Подозреваю, что часы, проведенные за шитьем, были не просто подготовкой. В моем детском альбоме для рисунков есть небольшой карандашный набросок пустельги, сидящей на руке, защищенной перчаткой. Перчатка едва намечена, к тому же не очень удачно – когда я рисовала, мне было шесть. У птицы черные глаза, длинный хвост и несколько пушистых перышек под крючковатым клювом. Пустельга получилась хорошая, хотя и похожая на призрак. Как и перчатка, она удивительно прозрачна. Но одна часть наброска прорисована особенно тщательно: лапы с когтями, причем они гораздо больше, чем на самом деле. Лапы словно висят над перчаткой, потому что я понятия не имела, как нарисовать вцепившиеся в перчатку когти. Все чешуйки и когти на лапах очерчены с особым старанием, опутенки тоже. Широкая черная линия, изображающая должик, тянется от них к большой черной точке на перчатке. Эту точку я так усердно царапала карандашом, что чуть не прорвала бумагу. Получился своего рода якорь. «Вот, – словно говорила я, – у меня на руке пустельга. Она не улетит. Ей ни за что не улететь».
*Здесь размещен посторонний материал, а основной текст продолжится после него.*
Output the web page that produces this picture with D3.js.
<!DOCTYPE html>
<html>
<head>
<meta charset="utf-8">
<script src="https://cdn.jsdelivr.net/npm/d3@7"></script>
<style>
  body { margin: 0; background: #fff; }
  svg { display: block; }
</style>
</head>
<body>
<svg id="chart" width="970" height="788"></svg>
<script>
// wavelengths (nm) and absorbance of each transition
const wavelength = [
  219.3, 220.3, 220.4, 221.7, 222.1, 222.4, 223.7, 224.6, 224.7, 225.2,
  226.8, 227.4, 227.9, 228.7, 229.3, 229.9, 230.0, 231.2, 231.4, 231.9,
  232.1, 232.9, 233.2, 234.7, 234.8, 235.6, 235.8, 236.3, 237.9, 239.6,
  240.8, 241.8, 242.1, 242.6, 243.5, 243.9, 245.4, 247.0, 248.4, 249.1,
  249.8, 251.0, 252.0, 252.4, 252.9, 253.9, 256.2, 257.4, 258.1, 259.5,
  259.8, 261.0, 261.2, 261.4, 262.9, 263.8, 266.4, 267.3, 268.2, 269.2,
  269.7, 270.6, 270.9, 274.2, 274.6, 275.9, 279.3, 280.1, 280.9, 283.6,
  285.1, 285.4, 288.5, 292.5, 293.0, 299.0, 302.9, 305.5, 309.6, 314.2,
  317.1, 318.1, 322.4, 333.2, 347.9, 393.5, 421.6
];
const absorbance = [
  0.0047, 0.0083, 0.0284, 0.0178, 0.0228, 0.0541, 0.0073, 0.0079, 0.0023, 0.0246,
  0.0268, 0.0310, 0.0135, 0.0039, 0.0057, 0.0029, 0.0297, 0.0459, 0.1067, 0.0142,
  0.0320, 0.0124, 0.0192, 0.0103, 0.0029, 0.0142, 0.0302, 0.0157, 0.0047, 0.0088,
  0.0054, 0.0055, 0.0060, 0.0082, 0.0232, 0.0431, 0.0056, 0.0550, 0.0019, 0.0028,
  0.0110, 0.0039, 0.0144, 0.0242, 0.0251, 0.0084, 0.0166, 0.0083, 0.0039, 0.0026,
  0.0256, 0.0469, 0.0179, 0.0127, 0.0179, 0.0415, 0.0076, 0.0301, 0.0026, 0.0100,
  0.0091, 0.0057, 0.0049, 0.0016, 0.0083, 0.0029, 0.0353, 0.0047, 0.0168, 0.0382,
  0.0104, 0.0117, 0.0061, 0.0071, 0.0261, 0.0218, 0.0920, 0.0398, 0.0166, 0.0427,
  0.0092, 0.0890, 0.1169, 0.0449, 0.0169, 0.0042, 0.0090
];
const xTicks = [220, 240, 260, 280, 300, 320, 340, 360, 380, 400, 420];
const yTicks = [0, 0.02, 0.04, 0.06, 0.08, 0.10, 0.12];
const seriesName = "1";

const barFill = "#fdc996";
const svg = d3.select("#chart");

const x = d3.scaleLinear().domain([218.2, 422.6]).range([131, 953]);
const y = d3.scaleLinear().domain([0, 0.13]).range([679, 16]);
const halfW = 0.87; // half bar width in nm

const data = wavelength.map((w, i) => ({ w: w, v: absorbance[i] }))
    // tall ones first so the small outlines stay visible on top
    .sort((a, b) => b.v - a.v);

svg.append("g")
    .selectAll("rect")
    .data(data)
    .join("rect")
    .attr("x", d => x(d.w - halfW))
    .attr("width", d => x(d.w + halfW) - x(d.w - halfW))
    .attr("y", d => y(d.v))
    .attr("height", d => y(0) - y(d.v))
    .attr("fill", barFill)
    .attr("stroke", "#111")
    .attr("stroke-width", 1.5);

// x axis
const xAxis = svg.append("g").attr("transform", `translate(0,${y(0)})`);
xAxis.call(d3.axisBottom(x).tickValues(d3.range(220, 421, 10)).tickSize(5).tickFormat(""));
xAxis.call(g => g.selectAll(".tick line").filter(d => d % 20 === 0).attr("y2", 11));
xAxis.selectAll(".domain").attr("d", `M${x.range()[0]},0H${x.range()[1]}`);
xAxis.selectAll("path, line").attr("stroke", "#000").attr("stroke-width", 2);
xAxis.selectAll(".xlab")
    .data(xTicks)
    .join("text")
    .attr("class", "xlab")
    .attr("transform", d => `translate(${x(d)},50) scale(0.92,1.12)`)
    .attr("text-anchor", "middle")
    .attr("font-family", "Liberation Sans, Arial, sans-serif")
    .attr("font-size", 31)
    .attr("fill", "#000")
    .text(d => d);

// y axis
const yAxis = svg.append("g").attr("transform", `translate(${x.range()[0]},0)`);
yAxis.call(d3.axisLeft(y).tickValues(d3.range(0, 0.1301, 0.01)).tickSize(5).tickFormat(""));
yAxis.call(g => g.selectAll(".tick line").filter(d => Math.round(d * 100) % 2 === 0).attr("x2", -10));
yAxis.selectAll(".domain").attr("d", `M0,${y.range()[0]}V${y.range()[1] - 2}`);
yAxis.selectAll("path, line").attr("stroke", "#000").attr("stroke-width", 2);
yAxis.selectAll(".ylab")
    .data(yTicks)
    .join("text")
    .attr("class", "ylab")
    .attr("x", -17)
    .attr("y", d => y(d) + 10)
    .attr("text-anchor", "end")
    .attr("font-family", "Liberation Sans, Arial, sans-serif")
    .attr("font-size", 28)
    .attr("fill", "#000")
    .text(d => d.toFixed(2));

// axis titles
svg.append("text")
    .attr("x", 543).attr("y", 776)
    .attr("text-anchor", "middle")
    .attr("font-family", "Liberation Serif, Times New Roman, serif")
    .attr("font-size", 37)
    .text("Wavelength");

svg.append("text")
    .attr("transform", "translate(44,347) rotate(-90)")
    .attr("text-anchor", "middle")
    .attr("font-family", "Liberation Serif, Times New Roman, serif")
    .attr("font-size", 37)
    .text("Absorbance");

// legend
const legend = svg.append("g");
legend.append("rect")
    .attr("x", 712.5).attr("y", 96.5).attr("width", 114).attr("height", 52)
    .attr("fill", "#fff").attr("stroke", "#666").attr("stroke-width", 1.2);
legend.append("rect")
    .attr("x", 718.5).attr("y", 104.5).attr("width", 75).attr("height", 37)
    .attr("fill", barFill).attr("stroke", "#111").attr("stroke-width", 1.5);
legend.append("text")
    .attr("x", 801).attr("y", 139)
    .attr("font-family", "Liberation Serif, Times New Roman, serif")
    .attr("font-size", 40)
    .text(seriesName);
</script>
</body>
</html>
Это грустная картинка. Она напоминает мне работу психоаналитика Дональда Вудса Винникотта о ребенке, одержимом веревками. Мальчик связывал стулья и столы, приматывал подушки к камину и встревожил всех близких, завязав однажды веревку на шее своей сестры. Винникотт рассматривает такое поведение как способ избавиться от боязни быть брошенным матерью, переживавшей приступы депрессии. Для мальчика веревка была своего рода бессловесной коммуникацией, символическим средством соединения. Борьбой с разлучением. Держать крепко. Возможно, опутенки на моей картинке являли собой невысказанную попытку держаться за что-то, уже улетевшее. Первые недели своей жизни я провела в инкубаторе с огромным количеством трубочек, под электрическим светом. Моя кожа была вся в пятнах и кровоточила, глаза не открывались. Мне повезло. Хоть я и родилась совсем крохотной, но выжила. У меня был брат-близнец, который не выжил. Он умер вскоре после рождения. Я почти ничего не знаю о случившемся: об этой трагедии никогда не говорилось ни слова. В те годы врачи именно это советовали убитым горем родителям. Живите дальше. Забудьте. У вас же есть еще один ребенок! Живите! Много лет спустя, узнав о брате-близнеце, я удивилась. Но не так сильно, как можно было ожидать. Я всегда чувствовала, что мне не хватает какой-то частички меня. Давно не хватает. Могло ли мое увлечение птицами, особенно ловчими, возникнуть из-за этой первой утраты? А может, эта похожая на призрак пустельга нарисовалась в результате ощущения потерянного брата, и ее тщательно прорисованные опутенки свидетельствуют о желании крепко удержать кого-то, о ком я тогда еще не знала, но кого утратила? Думаю, такое возможно.
Теперь у меня умер отец. Держать крепче. Мне никогда не приходило в голову, что изготовление опутенок может стать символическим жестом. Я сидела в той странной комнате с неработающими предметами быта, разрезала кожу на длинные полоски, замачивала их в теплой воде, растягивала, обрабатывала специальным жиром, переворачивала и так и этак. И я знала, что это нечто большее, чем кусочки кожи. У меня в руках была связующая нить, которая соединит меня с ястребом, а ястреба со мной. Я взяла нож для резьбы и медленно, одним плавным движением обрезала ремешок так, чтобы получился острый кончик. Вот. Делая это, я словно оживляла образы. Ястреб неожиданно стал абсолютно реальным. И вместе с ним появился отец, так ярко запечатленный памятью, что мне казалось, он здесь, в комнате. Седые волосы, очки, голубая хлопчатобумажная рубашка, галстук, со сбившимся набок узлом. В руке чашка кофе, на лице выражение веселого удивления. Он любил меня сердить, придумывая неверные названия охотничьим принадлежностям. Колпачки называл «шляпами». Шнур для тренировочных полетов – «веревкой». Он делал это нарочно. Я злилась и исправляла его, думая, что он меня дразнит.